--- Begin Exercise materials ---

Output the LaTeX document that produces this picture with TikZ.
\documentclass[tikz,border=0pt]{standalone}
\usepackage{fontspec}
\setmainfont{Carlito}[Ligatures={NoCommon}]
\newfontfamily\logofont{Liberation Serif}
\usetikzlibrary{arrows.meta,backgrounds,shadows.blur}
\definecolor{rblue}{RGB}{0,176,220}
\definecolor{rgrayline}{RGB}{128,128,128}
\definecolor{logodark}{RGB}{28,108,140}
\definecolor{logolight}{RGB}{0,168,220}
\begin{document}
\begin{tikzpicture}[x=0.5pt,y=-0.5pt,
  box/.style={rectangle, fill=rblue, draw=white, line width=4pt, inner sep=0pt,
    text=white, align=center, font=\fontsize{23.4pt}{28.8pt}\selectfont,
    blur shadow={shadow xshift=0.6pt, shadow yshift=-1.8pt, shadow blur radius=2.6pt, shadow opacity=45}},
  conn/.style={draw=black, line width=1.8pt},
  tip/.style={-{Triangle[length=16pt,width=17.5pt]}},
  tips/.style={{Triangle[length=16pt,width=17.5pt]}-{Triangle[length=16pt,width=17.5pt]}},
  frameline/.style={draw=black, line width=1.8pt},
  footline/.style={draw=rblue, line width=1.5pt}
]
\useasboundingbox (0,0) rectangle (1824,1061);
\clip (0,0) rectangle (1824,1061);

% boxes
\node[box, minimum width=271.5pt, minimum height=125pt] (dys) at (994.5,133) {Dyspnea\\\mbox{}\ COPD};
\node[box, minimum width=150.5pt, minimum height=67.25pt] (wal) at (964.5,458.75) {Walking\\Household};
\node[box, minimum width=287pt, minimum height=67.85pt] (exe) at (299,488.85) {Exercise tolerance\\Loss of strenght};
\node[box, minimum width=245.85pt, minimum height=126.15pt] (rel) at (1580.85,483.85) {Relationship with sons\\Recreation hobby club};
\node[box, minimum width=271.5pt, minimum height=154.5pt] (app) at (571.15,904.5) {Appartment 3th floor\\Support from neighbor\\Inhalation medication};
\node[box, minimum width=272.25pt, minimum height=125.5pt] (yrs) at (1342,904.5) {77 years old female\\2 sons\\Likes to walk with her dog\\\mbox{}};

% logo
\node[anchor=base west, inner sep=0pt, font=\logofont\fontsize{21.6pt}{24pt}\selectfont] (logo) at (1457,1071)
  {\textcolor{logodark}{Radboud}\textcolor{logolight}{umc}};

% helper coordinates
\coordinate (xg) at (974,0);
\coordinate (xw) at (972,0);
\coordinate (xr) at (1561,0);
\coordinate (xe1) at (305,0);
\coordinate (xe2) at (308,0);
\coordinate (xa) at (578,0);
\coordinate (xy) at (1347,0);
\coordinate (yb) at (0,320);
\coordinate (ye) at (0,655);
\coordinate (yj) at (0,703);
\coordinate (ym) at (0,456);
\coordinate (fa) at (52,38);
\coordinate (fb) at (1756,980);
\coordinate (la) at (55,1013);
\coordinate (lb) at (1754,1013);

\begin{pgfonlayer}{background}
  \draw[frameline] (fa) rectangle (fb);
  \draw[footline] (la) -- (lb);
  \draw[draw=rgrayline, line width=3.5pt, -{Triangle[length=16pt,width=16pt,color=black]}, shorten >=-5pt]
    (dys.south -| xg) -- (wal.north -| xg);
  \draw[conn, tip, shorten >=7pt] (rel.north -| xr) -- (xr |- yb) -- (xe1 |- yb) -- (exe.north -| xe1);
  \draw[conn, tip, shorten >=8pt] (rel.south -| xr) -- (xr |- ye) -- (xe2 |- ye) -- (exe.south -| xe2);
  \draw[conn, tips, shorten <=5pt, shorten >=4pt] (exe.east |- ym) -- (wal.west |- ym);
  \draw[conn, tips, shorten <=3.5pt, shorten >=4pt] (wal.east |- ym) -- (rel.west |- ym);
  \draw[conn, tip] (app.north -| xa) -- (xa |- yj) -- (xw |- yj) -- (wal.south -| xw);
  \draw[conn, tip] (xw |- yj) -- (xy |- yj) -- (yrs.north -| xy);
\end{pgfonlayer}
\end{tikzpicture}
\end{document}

--- End Exercise materials ---
--- Begin Exercise materials ---

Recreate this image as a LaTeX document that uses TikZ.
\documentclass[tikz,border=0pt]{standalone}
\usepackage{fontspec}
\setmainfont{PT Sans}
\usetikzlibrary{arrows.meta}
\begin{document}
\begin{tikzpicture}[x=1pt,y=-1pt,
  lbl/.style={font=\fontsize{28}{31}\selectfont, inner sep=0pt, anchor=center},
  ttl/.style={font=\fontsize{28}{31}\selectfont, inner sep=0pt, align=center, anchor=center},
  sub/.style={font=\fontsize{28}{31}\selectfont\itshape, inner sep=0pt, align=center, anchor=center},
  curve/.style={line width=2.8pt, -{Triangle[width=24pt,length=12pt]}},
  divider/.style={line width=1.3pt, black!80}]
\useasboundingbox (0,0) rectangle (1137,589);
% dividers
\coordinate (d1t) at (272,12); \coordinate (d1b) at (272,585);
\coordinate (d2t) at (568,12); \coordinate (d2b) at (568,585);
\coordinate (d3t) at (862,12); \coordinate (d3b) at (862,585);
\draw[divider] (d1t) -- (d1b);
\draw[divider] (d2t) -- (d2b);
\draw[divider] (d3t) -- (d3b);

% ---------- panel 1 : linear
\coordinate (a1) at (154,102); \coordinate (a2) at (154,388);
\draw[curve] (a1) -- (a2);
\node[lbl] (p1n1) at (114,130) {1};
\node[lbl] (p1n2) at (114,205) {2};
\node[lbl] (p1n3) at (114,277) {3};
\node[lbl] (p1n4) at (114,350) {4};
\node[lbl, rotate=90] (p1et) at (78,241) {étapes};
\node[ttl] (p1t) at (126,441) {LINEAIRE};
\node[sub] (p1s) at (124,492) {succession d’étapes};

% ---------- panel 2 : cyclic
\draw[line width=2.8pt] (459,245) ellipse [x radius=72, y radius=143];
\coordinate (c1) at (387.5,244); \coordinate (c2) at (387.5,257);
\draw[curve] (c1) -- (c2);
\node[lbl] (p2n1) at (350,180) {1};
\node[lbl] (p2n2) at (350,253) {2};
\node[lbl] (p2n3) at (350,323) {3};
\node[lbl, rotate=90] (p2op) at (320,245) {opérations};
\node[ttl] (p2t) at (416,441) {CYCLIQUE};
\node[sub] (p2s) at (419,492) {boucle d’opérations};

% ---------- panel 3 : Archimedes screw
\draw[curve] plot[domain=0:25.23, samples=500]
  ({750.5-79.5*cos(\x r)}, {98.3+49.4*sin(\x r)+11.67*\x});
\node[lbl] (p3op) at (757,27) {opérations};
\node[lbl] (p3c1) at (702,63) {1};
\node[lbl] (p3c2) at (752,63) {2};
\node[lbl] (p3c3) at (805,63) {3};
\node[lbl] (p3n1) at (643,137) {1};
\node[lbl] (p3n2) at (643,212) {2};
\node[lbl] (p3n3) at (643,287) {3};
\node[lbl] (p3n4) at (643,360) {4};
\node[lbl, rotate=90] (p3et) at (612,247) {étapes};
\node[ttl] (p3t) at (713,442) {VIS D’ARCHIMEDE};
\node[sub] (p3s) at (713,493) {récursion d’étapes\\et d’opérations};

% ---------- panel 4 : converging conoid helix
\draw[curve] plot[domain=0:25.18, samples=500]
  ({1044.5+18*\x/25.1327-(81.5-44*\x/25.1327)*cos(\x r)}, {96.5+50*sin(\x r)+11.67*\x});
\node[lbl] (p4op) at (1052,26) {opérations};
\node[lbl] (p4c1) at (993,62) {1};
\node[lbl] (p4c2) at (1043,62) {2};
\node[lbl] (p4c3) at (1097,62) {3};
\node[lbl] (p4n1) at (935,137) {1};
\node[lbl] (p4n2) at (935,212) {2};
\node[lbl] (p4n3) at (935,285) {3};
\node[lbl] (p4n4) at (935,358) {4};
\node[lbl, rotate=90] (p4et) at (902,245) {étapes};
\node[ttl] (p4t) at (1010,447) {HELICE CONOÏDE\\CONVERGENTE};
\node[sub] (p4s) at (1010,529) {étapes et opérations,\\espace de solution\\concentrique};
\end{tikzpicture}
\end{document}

--- End Exercise materials ---
--- Begin Exercise materials ---

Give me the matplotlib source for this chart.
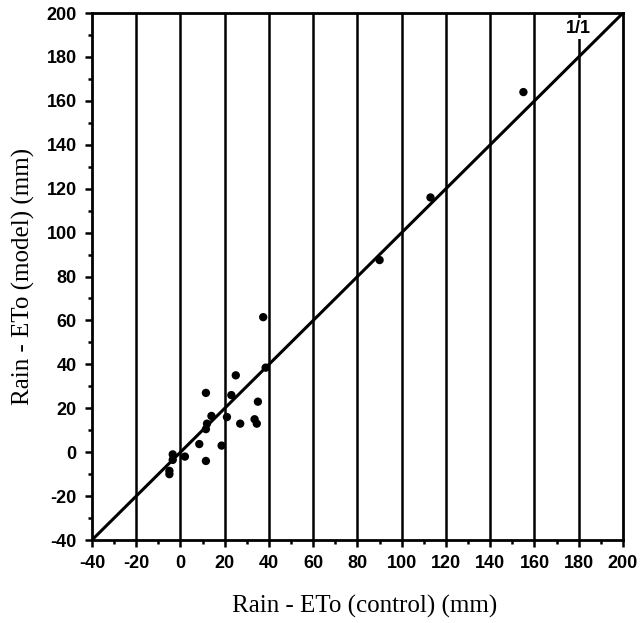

--- End Exercise materials ---

• [Work to be completed]:
Collect each line above holding the string "that".

• [Response to the exercise]:
Output the LaTeX document that produces this picture with TikZ.
Recreate this image as a LaTeX document that uses TikZ.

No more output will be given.